As we in the modern times are so accustomed to having every convenience at our fingertips it is logical to see why the Kindle was invented so that we could not have one, but numerous books available to us while we sit at the airport or wait in the doctor’s office. Call me a purist, but I cannot willingly give up the pleasure of reading a printed book. Most likely my futile stance will have the same response as writers who wanted to stick with their pen after the invention of the typewriter. Gradually we all give in. Simplification of age-old habits takes much of the joy out of it. However, I need to clarify my view because, as a member of the millennial generation I cannot imagine life without a laptop or a cell phone.

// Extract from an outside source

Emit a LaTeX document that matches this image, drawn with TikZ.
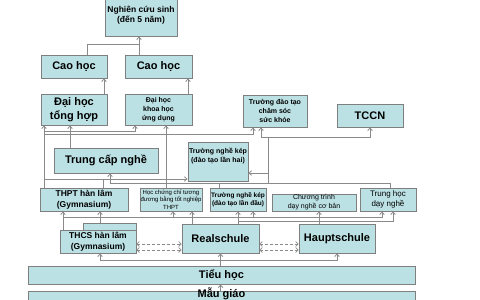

My high horse should probably bow its head for me to jump off because most refusals of advanced technology do not work but for a lover of history, the knowledge that I’m reading a book that was once read hundreds of years ago makes me feel a part of something grand. Like a continuation of history. And proof of the power of the written word and the authors’ ability to transcend generations with their novel.
I believe people will still enjoy books and even collect them for a library. As a former student a Kindle may be helpful with textbooks because carrying two twenty pound books gets tiresome for a semester. Technological advances will not cease, but there does come a time when we have to decide what traditions to cling to and what to accept in advancements. I can only think of the wonderful books I've read and how they shaped me. I'm sure everyone has a favorite novel that they read as a child or even young adult. Books have a power to capture our attention and imagination. They make us want to travel to far-off worlds maybe experience Spain like Hemmingway, the south like Faulkner, Russia like Tolstoy, Ireland like Joyce, Regency England like Austen, and other places that have been made famous by other authors. I know those feelings and desires will never leave readers, but it remains to be seen how future generations will view novels.